Aim> Without the pictures, repeat the listing character for character.

Entries>
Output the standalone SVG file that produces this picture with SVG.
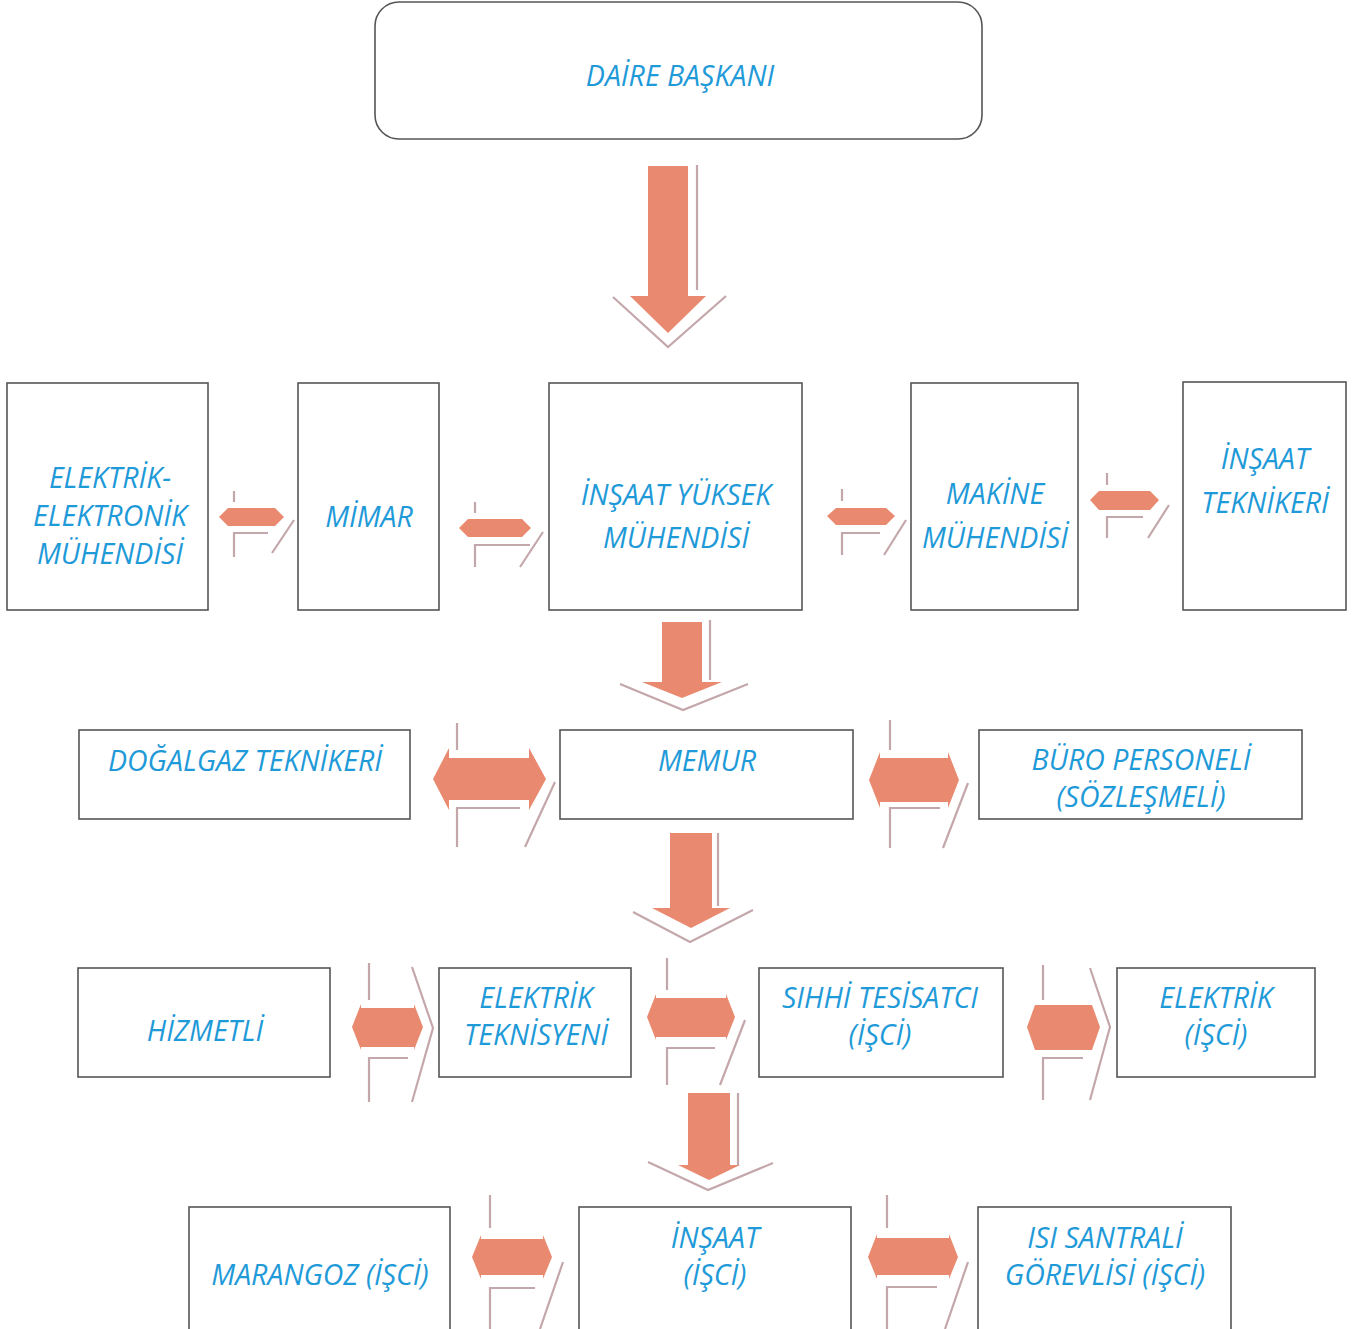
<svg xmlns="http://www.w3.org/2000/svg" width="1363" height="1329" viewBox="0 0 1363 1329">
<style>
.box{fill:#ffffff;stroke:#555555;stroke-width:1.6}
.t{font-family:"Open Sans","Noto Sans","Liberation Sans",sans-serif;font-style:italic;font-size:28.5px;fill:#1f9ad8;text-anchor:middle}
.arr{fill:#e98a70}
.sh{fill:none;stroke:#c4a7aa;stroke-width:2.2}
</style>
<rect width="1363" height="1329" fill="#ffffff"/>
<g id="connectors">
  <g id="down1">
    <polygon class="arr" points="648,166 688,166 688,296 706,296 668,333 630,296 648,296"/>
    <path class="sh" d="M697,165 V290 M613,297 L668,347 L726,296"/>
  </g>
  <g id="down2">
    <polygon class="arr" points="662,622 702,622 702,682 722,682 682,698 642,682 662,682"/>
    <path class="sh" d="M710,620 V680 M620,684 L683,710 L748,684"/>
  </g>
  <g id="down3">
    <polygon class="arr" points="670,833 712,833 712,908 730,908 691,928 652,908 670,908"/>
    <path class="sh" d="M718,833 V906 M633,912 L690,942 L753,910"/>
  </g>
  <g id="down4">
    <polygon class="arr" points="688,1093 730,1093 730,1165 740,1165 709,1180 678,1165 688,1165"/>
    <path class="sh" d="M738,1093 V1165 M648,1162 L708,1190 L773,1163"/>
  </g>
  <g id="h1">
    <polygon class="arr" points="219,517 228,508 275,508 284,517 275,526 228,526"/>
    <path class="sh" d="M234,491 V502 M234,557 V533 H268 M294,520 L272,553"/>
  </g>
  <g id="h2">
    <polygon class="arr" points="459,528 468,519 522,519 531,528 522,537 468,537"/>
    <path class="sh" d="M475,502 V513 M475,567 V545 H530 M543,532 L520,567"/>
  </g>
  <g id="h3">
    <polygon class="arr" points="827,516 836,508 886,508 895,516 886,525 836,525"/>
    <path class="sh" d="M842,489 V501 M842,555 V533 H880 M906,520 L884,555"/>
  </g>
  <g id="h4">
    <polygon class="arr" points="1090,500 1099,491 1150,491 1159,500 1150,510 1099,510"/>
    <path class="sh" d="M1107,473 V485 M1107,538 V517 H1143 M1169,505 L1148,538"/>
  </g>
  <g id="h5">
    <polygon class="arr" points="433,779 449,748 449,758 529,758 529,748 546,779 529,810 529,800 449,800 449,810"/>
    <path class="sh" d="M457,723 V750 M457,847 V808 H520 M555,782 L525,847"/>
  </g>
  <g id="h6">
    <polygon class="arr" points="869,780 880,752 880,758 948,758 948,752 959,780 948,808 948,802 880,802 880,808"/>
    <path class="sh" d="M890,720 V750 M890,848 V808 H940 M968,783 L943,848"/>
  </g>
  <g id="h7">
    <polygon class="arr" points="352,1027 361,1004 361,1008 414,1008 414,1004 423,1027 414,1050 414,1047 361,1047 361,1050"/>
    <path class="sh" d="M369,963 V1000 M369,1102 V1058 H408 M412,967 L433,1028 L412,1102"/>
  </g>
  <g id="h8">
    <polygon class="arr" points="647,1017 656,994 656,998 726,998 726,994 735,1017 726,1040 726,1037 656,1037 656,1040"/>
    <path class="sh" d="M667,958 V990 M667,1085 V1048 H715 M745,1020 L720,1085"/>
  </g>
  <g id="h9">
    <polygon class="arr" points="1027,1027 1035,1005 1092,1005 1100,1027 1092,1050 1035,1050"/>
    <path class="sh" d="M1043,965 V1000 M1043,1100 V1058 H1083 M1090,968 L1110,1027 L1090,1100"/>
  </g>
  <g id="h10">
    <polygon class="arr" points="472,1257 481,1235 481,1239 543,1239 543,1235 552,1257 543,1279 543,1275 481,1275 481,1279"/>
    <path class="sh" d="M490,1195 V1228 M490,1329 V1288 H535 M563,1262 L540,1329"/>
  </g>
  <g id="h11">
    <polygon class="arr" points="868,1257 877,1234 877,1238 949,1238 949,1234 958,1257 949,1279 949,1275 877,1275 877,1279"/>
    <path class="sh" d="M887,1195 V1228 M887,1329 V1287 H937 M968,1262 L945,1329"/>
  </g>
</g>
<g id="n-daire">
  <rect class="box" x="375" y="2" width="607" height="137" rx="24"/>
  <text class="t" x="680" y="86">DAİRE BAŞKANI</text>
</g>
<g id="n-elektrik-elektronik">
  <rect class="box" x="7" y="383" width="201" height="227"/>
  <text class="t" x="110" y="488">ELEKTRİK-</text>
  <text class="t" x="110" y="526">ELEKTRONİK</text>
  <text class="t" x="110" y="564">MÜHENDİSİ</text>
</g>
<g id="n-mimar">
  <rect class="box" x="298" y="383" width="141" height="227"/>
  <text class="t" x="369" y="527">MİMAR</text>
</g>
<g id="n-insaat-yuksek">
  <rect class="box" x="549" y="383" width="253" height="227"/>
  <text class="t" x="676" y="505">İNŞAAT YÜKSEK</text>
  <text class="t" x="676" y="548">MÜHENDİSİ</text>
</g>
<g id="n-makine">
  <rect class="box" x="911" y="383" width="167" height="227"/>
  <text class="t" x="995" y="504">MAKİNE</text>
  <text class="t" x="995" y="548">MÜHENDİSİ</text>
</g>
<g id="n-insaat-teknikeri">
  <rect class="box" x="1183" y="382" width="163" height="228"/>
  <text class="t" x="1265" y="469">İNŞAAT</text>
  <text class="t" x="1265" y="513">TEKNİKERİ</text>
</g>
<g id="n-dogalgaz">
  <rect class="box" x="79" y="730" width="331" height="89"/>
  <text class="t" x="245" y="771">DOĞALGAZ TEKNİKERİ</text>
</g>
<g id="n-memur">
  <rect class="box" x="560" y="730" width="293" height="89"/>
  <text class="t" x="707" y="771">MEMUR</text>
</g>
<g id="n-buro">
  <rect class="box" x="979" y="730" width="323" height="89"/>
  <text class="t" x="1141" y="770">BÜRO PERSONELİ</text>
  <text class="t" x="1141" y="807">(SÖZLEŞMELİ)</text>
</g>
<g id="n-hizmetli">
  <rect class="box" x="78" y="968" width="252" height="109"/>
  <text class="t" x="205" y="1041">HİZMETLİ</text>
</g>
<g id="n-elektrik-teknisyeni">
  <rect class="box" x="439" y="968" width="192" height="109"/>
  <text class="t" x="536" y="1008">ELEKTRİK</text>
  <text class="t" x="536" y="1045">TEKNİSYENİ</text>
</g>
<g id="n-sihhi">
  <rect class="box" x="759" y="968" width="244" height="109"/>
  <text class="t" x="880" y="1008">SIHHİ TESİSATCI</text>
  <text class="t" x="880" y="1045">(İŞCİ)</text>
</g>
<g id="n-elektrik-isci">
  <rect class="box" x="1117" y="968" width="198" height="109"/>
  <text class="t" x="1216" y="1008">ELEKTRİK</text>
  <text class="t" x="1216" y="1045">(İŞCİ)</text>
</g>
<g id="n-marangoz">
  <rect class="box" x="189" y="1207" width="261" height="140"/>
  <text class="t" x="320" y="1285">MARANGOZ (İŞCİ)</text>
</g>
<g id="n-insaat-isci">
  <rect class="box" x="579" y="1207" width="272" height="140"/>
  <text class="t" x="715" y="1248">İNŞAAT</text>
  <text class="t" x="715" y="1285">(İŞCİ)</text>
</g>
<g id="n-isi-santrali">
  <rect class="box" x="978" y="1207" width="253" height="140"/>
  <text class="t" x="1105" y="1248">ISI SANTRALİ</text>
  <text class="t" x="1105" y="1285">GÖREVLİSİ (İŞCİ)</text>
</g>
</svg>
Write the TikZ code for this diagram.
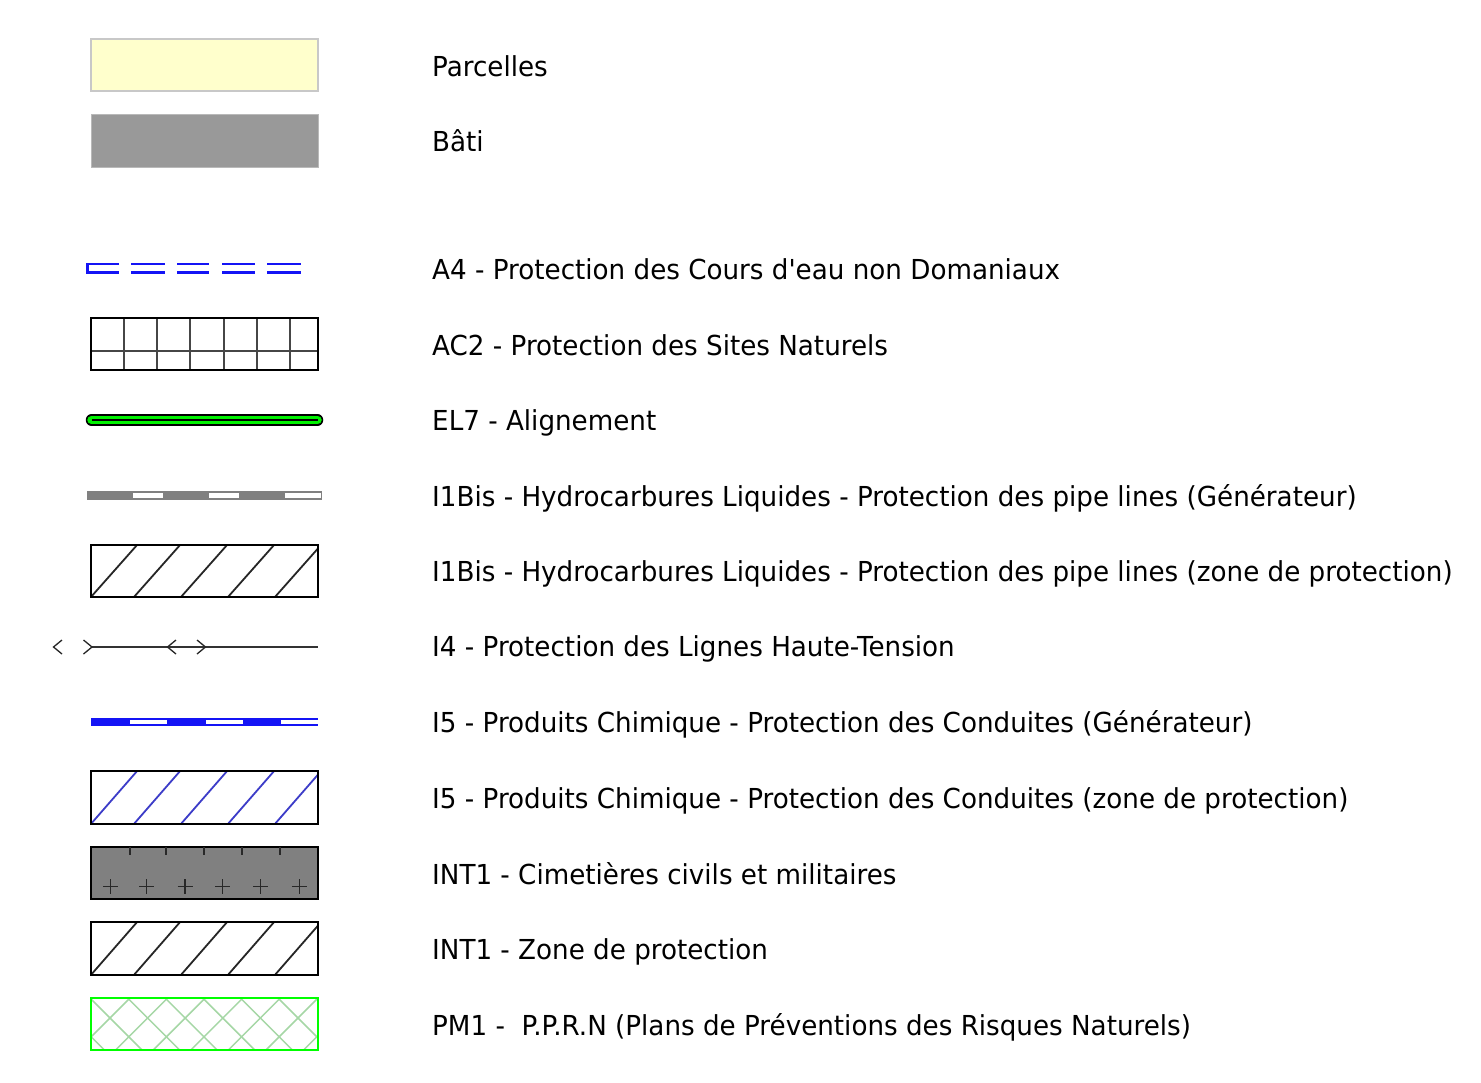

Response>
Output the standalone SVG file that produces this picture with SVG.
<svg xmlns="http://www.w3.org/2000/svg" width="1363" height="1329" viewBox="0 0 1363 1329">
<style>
.box{fill:#ffffff;stroke:#555555;stroke-width:1.6}
.t{font-family:"Open Sans","Noto Sans","Liberation Sans",sans-serif;font-style:italic;font-size:28.5px;fill:#1f9ad8;text-anchor:middle}
.arr{fill:#e98a70}
.sh{fill:none;stroke:#c4a7aa;stroke-width:2.2}
</style>
<rect width="1363" height="1329" fill="#ffffff"/>
<g id="connectors">
  <g id="down1">
    <polygon class="arr" points="648,166 688,166 688,296 706,296 668,333 630,296 648,296"/>
    <path class="sh" d="M697,165 V290 M613,297 L668,347 L726,296"/>
  </g>
  <g id="down2">
    <polygon class="arr" points="662,622 702,622 702,682 722,682 682,698 642,682 662,682"/>
    <path class="sh" d="M710,620 V680 M620,684 L683,710 L748,684"/>
  </g>
  <g id="down3">
    <polygon class="arr" points="670,833 712,833 712,908 730,908 691,928 652,908 670,908"/>
    <path class="sh" d="M718,833 V906 M633,912 L690,942 L753,910"/>
  </g>
  <g id="down4">
    <polygon class="arr" points="688,1093 730,1093 730,1165 740,1165 709,1180 678,1165 688,1165"/>
    <path class="sh" d="M738,1093 V1165 M648,1162 L708,1190 L773,1163"/>
  </g>
  <g id="h1">
    <polygon class="arr" points="219,517 228,508 275,508 284,517 275,526 228,526"/>
    <path class="sh" d="M234,491 V502 M234,557 V533 H268 M294,520 L272,553"/>
  </g>
  <g id="h2">
    <polygon class="arr" points="459,528 468,519 522,519 531,528 522,537 468,537"/>
    <path class="sh" d="M475,502 V513 M475,567 V545 H530 M543,532 L520,567"/>
  </g>
  <g id="h3">
    <polygon class="arr" points="827,516 836,508 886,508 895,516 886,525 836,525"/>
    <path class="sh" d="M842,489 V501 M842,555 V533 H880 M906,520 L884,555"/>
  </g>
  <g id="h4">
    <polygon class="arr" points="1090,500 1099,491 1150,491 1159,500 1150,510 1099,510"/>
    <path class="sh" d="M1107,473 V485 M1107,538 V517 H1143 M1169,505 L1148,538"/>
  </g>
  <g id="h5">
    <polygon class="arr" points="433,779 449,748 449,758 529,758 529,748 546,779 529,810 529,800 449,800 449,810"/>
    <path class="sh" d="M457,723 V750 M457,847 V808 H520 M555,782 L525,847"/>
  </g>
  <g id="h6">
    <polygon class="arr" points="869,780 880,752 880,758 948,758 948,752 959,780 948,808 948,802 880,802 880,808"/>
    <path class="sh" d="M890,720 V750 M890,848 V808 H940 M968,783 L943,848"/>
  </g>
  <g id="h7">
    <polygon class="arr" points="352,1027 361,1004 361,1008 414,1008 414,1004 423,1027 414,1050 414,1047 361,1047 361,1050"/>
    <path class="sh" d="M369,963 V1000 M369,1102 V1058 H408 M412,967 L433,1028 L412,1102"/>
  </g>
  <g id="h8">
    <polygon class="arr" points="647,1017 656,994 656,998 726,998 726,994 735,1017 726,1040 726,1037 656,1037 656,1040"/>
    <path class="sh" d="M667,958 V990 M667,1085 V1048 H715 M745,1020 L720,1085"/>
  </g>
  <g id="h9">
    <polygon class="arr" points="1027,1027 1035,1005 1092,1005 1100,1027 1092,1050 1035,1050"/>
    <path class="sh" d="M1043,965 V1000 M1043,1100 V1058 H1083 M1090,968 L1110,1027 L1090,1100"/>
  </g>
  <g id="h10">
    <polygon class="arr" points="472,1257 481,1235 481,1239 543,1239 543,1235 552,1257 543,1279 543,1275 481,1275 481,1279"/>
    <path class="sh" d="M490,1195 V1228 M490,1329 V1288 H535 M563,1262 L540,1329"/>
  </g>
  <g id="h11">
    <polygon class="arr" points="868,1257 877,1234 877,1238 949,1238 949,1234 958,1257 949,1279 949,1275 877,1275 877,1279"/>
    <path class="sh" d="M887,1195 V1228 M887,1329 V1287 H937 M968,1262 L945,1329"/>
  </g>
</g>
<g id="n-daire">
  <rect class="box" x="375" y="2" width="607" height="137" rx="24"/>
  <text class="t" x="680" y="86">DAİRE BAŞKANI</text>
</g>
<g id="n-elektrik-elektronik">
  <rect class="box" x="7" y="383" width="201" height="227"/>
  <text class="t" x="110" y="488">ELEKTRİK-</text>
  <text class="t" x="110" y="526">ELEKTRONİK</text>
  <text class="t" x="110" y="564">MÜHENDİSİ</text>
</g>
<g id="n-mimar">
  <rect class="box" x="298" y="383" width="141" height="227"/>
  <text class="t" x="369" y="527">MİMAR</text>
</g>
<g id="n-insaat-yuksek">
  <rect class="box" x="549" y="383" width="253" height="227"/>
  <text class="t" x="676" y="505">İNŞAAT YÜKSEK</text>
  <text class="t" x="676" y="548">MÜHENDİSİ</text>
</g>
<g id="n-makine">
  <rect class="box" x="911" y="383" width="167" height="227"/>
  <text class="t" x="995" y="504">MAKİNE</text>
  <text class="t" x="995" y="548">MÜHENDİSİ</text>
</g>
<g id="n-insaat-teknikeri">
  <rect class="box" x="1183" y="382" width="163" height="228"/>
  <text class="t" x="1265" y="469">İNŞAAT</text>
  <text class="t" x="1265" y="513">TEKNİKERİ</text>
</g>
<g id="n-dogalgaz">
  <rect class="box" x="79" y="730" width="331" height="89"/>
  <text class="t" x="245" y="771">DOĞALGAZ TEKNİKERİ</text>
</g>
<g id="n-memur">
  <rect class="box" x="560" y="730" width="293" height="89"/>
  <text class="t" x="707" y="771">MEMUR</text>
</g>
<g id="n-buro">
  <rect class="box" x="979" y="730" width="323" height="89"/>
  <text class="t" x="1141" y="770">BÜRO PERSONELİ</text>
  <text class="t" x="1141" y="807">(SÖZLEŞMELİ)</text>
</g>
<g id="n-hizmetli">
  <rect class="box" x="78" y="968" width="252" height="109"/>
  <text class="t" x="205" y="1041">HİZMETLİ</text>
</g>
<g id="n-elektrik-teknisyeni">
  <rect class="box" x="439" y="968" width="192" height="109"/>
  <text class="t" x="536" y="1008">ELEKTRİK</text>
  <text class="t" x="536" y="1045">TEKNİSYENİ</text>
</g>
<g id="n-sihhi">
  <rect class="box" x="759" y="968" width="244" height="109"/>
  <text class="t" x="880" y="1008">SIHHİ TESİSATCI</text>
  <text class="t" x="880" y="1045">(İŞCİ)</text>
</g>
<g id="n-elektrik-isci">
  <rect class="box" x="1117" y="968" width="198" height="109"/>
  <text class="t" x="1216" y="1008">ELEKTRİK</text>
  <text class="t" x="1216" y="1045">(İŞCİ)</text>
</g>
<g id="n-marangoz">
  <rect class="box" x="189" y="1207" width="261" height="140"/>
  <text class="t" x="320" y="1285">MARANGOZ (İŞCİ)</text>
</g>
<g id="n-insaat-isci">
  <rect class="box" x="579" y="1207" width="272" height="140"/>
  <text class="t" x="715" y="1248">İNŞAAT</text>
  <text class="t" x="715" y="1285">(İŞCİ)</text>
</g>
<g id="n-isi-santrali">
  <rect class="box" x="978" y="1207" width="253" height="140"/>
  <text class="t" x="1105" y="1248">ISI SANTRALİ</text>
  <text class="t" x="1105" y="1285">GÖREVLİSİ (İŞCİ)</text>
</g>
</svg>
Write the TikZ code for this diagram.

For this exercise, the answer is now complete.